__Exercise directions__: Write out again, word for word, the lines below from the line that holds "Write the Plotly code for this chart." through the line that holds "24.85, 24.9, 24.9, 24.9, 24.9, 24.9, 24.9, 24.9]", omitting pictures.

━━━━━ Records provided

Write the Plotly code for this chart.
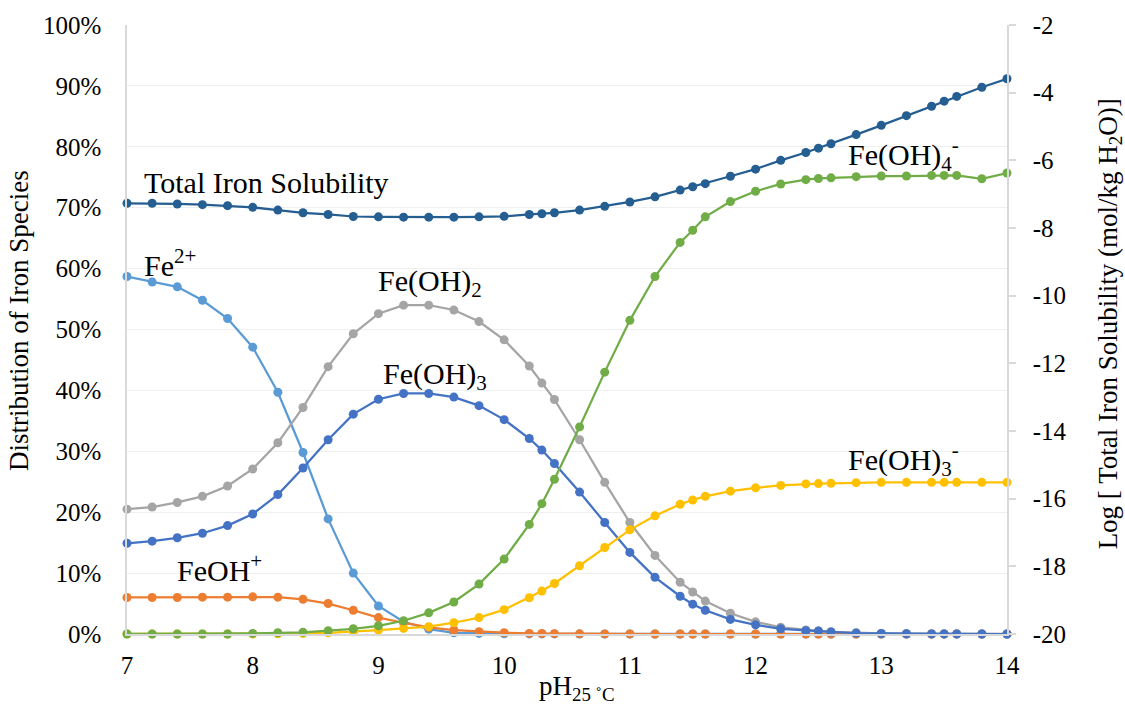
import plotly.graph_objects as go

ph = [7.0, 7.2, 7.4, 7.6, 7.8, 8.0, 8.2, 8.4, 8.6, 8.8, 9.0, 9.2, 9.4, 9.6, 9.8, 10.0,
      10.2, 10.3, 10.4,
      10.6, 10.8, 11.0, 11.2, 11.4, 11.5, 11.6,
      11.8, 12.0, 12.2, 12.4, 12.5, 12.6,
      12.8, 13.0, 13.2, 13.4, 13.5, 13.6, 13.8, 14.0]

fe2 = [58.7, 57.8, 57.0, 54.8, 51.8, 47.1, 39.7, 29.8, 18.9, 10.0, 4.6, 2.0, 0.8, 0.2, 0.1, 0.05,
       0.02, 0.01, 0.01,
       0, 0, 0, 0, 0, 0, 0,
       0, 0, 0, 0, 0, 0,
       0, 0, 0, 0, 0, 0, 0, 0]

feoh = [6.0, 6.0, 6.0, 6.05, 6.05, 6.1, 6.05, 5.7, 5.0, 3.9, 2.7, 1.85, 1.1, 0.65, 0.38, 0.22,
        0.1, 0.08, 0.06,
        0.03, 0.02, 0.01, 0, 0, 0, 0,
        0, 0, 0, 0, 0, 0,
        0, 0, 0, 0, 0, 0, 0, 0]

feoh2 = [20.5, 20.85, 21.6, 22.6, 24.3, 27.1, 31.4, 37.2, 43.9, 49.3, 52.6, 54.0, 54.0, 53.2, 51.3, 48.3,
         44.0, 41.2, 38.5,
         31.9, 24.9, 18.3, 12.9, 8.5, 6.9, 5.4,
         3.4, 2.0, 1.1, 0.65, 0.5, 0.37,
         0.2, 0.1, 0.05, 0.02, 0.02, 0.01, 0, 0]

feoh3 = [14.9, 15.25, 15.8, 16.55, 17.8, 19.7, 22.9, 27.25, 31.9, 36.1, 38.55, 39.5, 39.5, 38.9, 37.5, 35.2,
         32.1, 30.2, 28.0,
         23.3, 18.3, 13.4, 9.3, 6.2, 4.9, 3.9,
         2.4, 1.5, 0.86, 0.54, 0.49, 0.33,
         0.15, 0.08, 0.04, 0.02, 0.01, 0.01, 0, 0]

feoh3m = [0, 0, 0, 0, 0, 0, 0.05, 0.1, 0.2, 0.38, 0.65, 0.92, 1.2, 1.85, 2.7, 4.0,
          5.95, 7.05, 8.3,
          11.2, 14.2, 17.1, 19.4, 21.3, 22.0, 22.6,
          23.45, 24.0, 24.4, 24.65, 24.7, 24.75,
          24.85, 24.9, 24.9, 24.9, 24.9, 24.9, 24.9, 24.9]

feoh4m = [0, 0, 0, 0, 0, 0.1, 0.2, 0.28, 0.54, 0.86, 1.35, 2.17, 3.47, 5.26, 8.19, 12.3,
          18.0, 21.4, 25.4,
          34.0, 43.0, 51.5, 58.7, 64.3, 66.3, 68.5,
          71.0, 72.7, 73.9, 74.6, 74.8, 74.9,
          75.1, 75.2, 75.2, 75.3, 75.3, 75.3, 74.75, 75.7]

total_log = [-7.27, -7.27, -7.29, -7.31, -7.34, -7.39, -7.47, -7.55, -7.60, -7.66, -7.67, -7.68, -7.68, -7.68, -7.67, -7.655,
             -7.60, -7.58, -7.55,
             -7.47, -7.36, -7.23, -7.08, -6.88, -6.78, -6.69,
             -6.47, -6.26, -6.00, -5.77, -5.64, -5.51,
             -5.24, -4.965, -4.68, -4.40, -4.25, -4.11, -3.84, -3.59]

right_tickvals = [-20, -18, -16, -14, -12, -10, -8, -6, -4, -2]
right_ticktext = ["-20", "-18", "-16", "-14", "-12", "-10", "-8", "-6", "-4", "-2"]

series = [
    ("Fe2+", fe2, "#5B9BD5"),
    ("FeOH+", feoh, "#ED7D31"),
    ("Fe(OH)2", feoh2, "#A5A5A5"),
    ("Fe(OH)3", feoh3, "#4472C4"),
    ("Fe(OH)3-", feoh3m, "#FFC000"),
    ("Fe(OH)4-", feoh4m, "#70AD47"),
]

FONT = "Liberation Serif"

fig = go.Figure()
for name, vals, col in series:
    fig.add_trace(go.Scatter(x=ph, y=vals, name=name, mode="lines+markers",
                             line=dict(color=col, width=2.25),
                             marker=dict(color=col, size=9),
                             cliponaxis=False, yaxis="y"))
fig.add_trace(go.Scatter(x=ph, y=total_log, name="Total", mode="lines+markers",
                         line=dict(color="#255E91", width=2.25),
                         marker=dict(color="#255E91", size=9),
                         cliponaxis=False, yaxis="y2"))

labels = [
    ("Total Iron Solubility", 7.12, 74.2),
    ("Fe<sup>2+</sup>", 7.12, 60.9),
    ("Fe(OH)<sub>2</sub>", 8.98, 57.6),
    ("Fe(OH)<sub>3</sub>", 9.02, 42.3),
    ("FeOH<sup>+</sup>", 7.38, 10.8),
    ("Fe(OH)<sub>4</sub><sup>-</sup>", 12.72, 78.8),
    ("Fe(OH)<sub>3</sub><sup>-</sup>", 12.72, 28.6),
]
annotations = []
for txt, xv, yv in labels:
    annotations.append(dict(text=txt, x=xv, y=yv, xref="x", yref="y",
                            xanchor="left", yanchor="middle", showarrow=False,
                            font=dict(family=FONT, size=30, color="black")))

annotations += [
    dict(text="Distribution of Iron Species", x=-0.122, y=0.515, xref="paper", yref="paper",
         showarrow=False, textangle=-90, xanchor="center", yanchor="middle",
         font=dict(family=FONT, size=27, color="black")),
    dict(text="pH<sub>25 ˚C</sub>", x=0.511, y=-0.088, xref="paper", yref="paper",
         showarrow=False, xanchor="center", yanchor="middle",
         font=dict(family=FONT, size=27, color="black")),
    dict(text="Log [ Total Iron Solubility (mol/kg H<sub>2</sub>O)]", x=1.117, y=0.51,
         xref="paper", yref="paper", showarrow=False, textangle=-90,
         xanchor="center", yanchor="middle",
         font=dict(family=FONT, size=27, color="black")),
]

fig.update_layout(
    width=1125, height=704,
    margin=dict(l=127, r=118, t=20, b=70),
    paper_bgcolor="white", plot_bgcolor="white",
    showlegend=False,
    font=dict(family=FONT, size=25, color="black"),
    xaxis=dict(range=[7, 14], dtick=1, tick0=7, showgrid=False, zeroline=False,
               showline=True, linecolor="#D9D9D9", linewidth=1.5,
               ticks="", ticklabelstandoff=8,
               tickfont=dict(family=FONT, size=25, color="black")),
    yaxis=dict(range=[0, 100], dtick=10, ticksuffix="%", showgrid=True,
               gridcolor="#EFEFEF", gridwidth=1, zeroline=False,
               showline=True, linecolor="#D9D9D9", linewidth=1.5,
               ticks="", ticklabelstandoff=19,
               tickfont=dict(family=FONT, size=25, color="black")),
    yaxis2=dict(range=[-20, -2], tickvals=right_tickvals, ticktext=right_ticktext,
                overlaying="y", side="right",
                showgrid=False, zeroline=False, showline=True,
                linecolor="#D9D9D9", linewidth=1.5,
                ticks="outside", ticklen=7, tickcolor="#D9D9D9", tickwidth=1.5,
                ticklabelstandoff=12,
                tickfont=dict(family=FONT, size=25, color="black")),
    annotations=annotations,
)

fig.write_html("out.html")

━━━━━━━━━━
━━━━━ Records provided

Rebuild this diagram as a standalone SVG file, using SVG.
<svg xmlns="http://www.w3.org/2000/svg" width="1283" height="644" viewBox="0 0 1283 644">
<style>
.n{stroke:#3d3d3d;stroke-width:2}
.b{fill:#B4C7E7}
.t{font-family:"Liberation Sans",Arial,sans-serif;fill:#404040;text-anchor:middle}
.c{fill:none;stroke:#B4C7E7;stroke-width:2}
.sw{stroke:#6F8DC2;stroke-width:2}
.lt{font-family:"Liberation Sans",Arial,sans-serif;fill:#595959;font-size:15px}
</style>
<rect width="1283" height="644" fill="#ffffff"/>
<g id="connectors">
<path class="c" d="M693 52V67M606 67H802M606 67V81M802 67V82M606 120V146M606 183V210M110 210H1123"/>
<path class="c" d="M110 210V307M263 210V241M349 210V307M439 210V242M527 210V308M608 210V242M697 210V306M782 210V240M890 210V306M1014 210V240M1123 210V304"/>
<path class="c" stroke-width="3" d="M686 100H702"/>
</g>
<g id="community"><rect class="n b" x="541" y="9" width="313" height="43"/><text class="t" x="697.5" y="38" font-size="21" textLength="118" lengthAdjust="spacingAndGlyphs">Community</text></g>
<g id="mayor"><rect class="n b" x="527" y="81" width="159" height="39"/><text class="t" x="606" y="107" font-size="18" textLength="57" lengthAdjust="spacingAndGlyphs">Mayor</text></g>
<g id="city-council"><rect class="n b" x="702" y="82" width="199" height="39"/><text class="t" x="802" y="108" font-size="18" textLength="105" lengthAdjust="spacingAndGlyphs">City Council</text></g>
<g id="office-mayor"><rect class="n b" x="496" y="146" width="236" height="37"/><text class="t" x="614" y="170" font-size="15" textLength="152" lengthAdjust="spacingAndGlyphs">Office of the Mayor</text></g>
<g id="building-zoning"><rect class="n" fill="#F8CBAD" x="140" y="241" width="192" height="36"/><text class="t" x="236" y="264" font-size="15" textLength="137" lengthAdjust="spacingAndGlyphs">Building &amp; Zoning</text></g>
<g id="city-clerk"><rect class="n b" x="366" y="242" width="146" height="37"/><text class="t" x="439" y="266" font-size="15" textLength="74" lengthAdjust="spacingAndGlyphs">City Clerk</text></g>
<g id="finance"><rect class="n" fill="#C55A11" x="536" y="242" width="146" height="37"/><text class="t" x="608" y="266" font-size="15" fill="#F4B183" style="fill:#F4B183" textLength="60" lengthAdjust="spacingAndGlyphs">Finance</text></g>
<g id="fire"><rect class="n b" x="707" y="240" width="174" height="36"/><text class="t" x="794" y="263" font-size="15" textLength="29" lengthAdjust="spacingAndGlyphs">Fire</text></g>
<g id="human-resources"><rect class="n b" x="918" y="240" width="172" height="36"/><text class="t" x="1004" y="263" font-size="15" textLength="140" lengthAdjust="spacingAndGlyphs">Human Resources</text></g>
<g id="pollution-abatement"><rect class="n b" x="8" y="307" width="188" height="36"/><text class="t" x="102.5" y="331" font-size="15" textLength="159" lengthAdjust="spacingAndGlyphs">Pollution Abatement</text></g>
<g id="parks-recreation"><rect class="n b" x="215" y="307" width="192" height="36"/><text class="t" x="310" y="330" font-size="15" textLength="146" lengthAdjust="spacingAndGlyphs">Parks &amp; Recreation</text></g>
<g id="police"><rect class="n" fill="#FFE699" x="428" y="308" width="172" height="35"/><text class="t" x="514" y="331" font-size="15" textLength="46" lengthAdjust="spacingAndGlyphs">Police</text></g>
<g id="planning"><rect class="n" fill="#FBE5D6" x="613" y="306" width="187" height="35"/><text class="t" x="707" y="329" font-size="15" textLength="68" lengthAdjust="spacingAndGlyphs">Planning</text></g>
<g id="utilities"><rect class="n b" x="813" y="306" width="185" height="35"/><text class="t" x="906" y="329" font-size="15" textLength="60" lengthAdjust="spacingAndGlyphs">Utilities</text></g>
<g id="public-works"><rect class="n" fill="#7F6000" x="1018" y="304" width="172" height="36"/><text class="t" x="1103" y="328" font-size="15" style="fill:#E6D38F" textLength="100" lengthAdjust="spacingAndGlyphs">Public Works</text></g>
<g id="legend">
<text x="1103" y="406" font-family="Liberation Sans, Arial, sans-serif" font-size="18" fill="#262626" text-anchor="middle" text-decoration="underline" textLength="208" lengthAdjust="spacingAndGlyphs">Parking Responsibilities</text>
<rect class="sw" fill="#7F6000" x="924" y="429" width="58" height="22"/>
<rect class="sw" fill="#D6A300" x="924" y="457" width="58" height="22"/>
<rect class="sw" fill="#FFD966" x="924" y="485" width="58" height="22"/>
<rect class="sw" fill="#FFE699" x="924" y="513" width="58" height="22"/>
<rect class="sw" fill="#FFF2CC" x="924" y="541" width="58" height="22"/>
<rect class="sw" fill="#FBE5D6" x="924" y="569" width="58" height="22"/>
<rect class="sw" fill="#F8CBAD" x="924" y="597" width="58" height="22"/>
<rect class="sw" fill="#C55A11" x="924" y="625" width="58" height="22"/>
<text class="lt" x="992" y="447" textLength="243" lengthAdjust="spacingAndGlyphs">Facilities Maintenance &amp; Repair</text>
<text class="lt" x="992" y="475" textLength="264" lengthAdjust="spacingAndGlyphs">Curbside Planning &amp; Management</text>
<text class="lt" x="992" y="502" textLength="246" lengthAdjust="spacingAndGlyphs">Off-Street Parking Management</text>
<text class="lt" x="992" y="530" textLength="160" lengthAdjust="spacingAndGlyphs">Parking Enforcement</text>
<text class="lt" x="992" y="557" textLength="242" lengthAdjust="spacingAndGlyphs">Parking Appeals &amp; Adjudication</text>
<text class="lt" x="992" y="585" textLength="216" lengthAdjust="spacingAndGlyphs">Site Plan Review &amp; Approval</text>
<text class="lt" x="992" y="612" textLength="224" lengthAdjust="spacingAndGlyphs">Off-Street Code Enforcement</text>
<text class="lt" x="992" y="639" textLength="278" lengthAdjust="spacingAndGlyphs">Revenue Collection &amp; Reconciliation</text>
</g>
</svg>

━━━━━━━━━━

__Answer to this problem__:
Write the Plotly code for this chart.
import plotly.graph_objects as go

ph = [7.0, 7.2, 7.4, 7.6, 7.8, 8.0, 8.2, 8.4, 8.6, 8.8, 9.0, 9.2, 9.4, 9.6, 9.8, 10.0,
      10.2, 10.3, 10.4,
      10.6, 10.8, 11.0, 11.2, 11.4, 11.5, 11.6,
      11.8, 12.0, 12.2, 12.4, 12.5, 12.6,
      12.8, 13.0, 13.2, 13.4, 13.5, 13.6, 13.8, 14.0]

fe2 = [58.7, 57.8, 57.0, 54.8, 51.8, 47.1, 39.7, 29.8, 18.9, 10.0, 4.6, 2.0, 0.8, 0.2, 0.1, 0.05,
       0.02, 0.01, 0.01,
       0, 0, 0, 0, 0, 0, 0,
       0, 0, 0, 0, 0, 0,
       0, 0, 0, 0, 0, 0, 0, 0]

feoh = [6.0, 6.0, 6.0, 6.05, 6.05, 6.1, 6.05, 5.7, 5.0, 3.9, 2.7, 1.85, 1.1, 0.65, 0.38, 0.22,
        0.1, 0.08, 0.06,
        0.03, 0.02, 0.01, 0, 0, 0, 0,
        0, 0, 0, 0, 0, 0,
        0, 0, 0, 0, 0, 0, 0, 0]

feoh2 = [20.5, 20.85, 21.6, 22.6, 24.3, 27.1, 31.4, 37.2, 43.9, 49.3, 52.6, 54.0, 54.0, 53.2, 51.3, 48.3,
         44.0, 41.2, 38.5,
         31.9, 24.9, 18.3, 12.9, 8.5, 6.9, 5.4,
         3.4, 2.0, 1.1, 0.65, 0.5, 0.37,
         0.2, 0.1, 0.05, 0.02, 0.02, 0.01, 0, 0]

feoh3 = [14.9, 15.25, 15.8, 16.55, 17.8, 19.7, 22.9, 27.25, 31.9, 36.1, 38.55, 39.5, 39.5, 38.9, 37.5, 35.2,
         32.1, 30.2, 28.0,
         23.3, 18.3, 13.4, 9.3, 6.2, 4.9, 3.9,
         2.4, 1.5, 0.86, 0.54, 0.49, 0.33,
         0.15, 0.08, 0.04, 0.02, 0.01, 0.01, 0, 0]

feoh3m = [0, 0, 0, 0, 0, 0, 0.05, 0.1, 0.2, 0.38, 0.65, 0.92, 1.2, 1.85, 2.7, 4.0,
          5.95, 7.05, 8.3,
          11.2, 14.2, 17.1, 19.4, 21.3, 22.0, 22.6,
          23.45, 24.0, 24.4, 24.65, 24.7, 24.75,
          24.85, 24.9, 24.9, 24.9, 24.9, 24.9, 24.9, 24.9]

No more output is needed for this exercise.